If you look around the rest of the world, you’ll see that in terms of what we hope for for our children, in terms of economic opportunity, in terms of the dignity of individual personality, that this is a world that doesn’t value such things very highly just now. If it can’t be done here in this country, it won’t be done. And, in fact, more and more Americans have come to realize that, and as that realization has grown, we’ve done what all people should do in that case — we’ve looked around for leader, someone in whom we repose the kind of confidence necessary to lead us back to taking over our country once again. And, of course, we’ve found that man. And for millions of Americans, that one man demonstrated in elected office what he could do, and more important he demonstrated in principle and integrity and in courage what real leadership can mean. He epitomizes for us exactly the effort to take this country back, to give our children the chance for the kind prosperity and the kind dignity that used to be associated with being “typically American.” Those values and those institutions are very much worthy of defense and we have with us their outstanding defender.
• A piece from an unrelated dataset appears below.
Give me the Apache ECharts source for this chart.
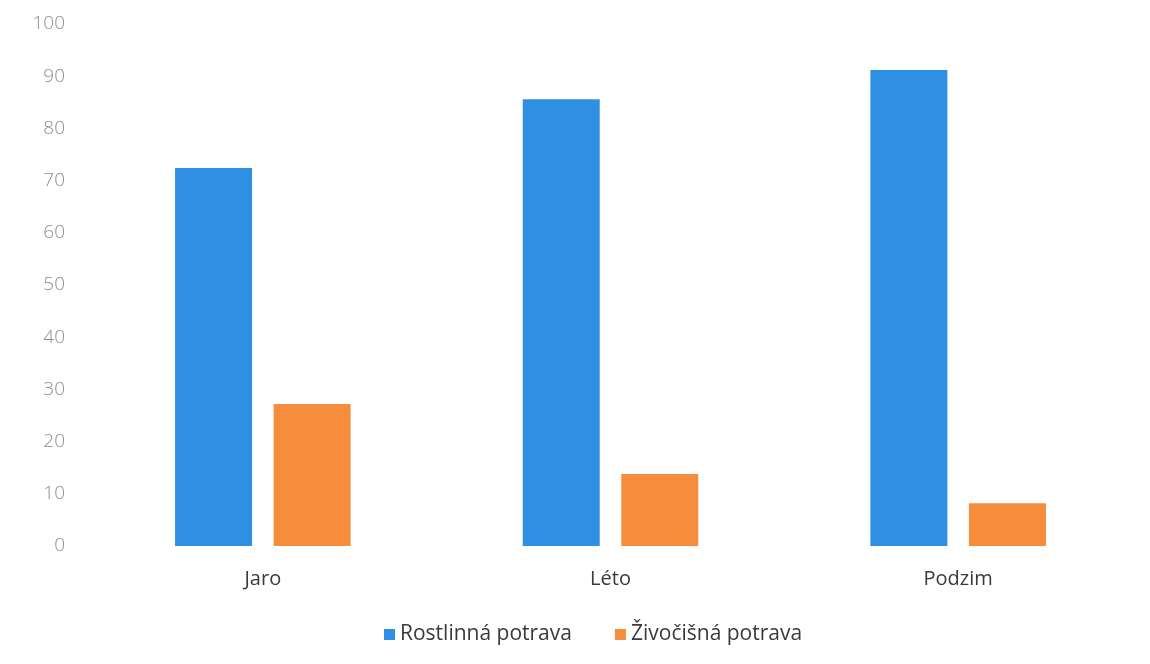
<!DOCTYPE html>
<html>
<head>
<meta charset="utf-8">
<script src="https://cdn.jsdelivr.net/npm/echarts@6/dist/echarts.min.js"></script>
<style>
  html, body { margin: 0; padding: 0; background: #ffffff; }
  #chart { width: 1150px; height: 664px; }
</style>
</head>
<body>
<div id="chart"></div>
<script>
const categories = ['Jaro', 'Léto', 'Podzim'];
const plantFood = [72.4, 85.6, 91.2];
const animalFood = [27.2, 13.8, 8.2];
const seriesNames = ['Rostlinná potrava', 'Živočišná potrava'];

const chart = echarts.init(document.getElementById('chart'));
const font = '"Open Sans", Lato, sans-serif';

chart.setOption({
  animation: false,
  backgroundColor: '#ffffff',
  grid: { left: 89, right: 18, top: 24, bottom: 118 },
  legend: {
    top: 619,
    left: 379,
    itemWidth: 11,
    itemHeight: 11,
    itemGap: 43,
    icon: 'rect',
    textStyle: { fontFamily: font, fontSize: 21, color: '#3a3a3a' },
    data: seriesNames
  },
  xAxis: {
    type: 'category',
    data: categories,
    axisLine: { show: false },
    axisTick: { show: false },
    axisLabel: { fontFamily: font, fontSize: 20, color: '#3a3a3a', margin: 23 }
  },
  yAxis: {
    type: 'value',
    min: 0,
    max: 100,
    interval: 10,
    splitLine: { show: false },
    axisLine: { show: false },
    axisTick: { show: false },
    axisLabel: { fontFamily: font, fontSize: 19, fontWeight: 300, color: '#8e8e8e', margin: 24 }
  },
  series: [
    {
      name: seriesNames[0],
      type: 'bar',
      data: plantFood,
      barWidth: 77,
      barGap: '28%',
      itemStyle: { color: '#2F8FE2' }
    },
    {
      name: seriesNames[1],
      type: 'bar',
      data: animalFood,
      barWidth: 77,
      itemStyle: { color: '#F68D3D' }
    }
  ]
});
</script>
</body>
</html>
The battle isn’t over yet, but he remains our leader, as we get on with the task of taking our country back.

Ladies and gentlemen, I give you Governor Ronald Reagan.
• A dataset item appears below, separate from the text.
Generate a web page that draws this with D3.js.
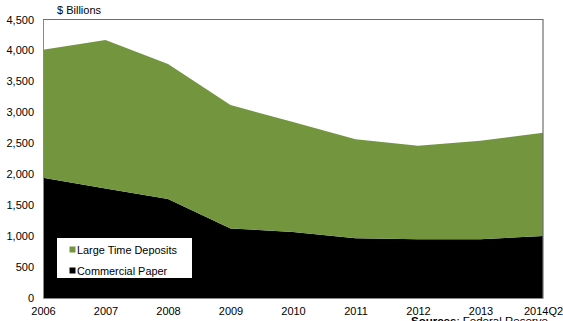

We’ve had enough of sideline kibitzers telling us the system which they themselves have thrown out of sync with their social tinkering can be improved or saved if we’ll only have more of that tinkering or even government planning and management. They play fast and loose with a system that for 200 years made us the light of the world; the refuge for people from all over the world who just yearn to breathe free. You heard the moving story of the woman who came through two countries and finally to this country.

It’s time we recognized that the system, no matter what our problems are, has never failed us once. Every time we have failed the system, usually by lacking faith in it, usually by saying we have to change and do something else. If you want an example of the power of this system, the government told us a short time ago that the new poverty level in the United States was 5,500 dollars of earnings. At 5,500 dollars you are living in poverty in America. 5,500 dollars is eight times as high as the average standard of living for the rest of the world.

A Supreme Court Justice has said the time has come, indeed is long overdue, for the wisdom, ingenuity, and resources of American business to be marshaled against those who would destroy it.

What specifically should be done? The first essential for the businessman is to confront the problem as a primary responsibility of corporate management. It’s been said that history is the patter of silken slippers descending the stairs and the thunder of hob-nail boots coming up. Back through the years we have seen people fleeing the thunder of those boots to seek refuge in this land. And now too many of them, like the lady from Cuba, have seen signs, the signs that were ignored in their homeland before the end came, signs appearing here. They wonder if they’ll have to flee again, but they know there is no place to run to. Will we, before it is too late, use the vitality and the magic of the marketplace to save this way of life, or will we one day face our children, and our children’s children when they ask us where we were and what we were doing on the day that freedom was lost?

Pay attention to this powerful ending of an address then-governor Ronald Reagan gave at Hillsdale College in 1977.  The parallels to now are chilling and inescapable.  Pay careful heed to the question the Russian woman asked:  “When you Americans lose your country, where will you go?”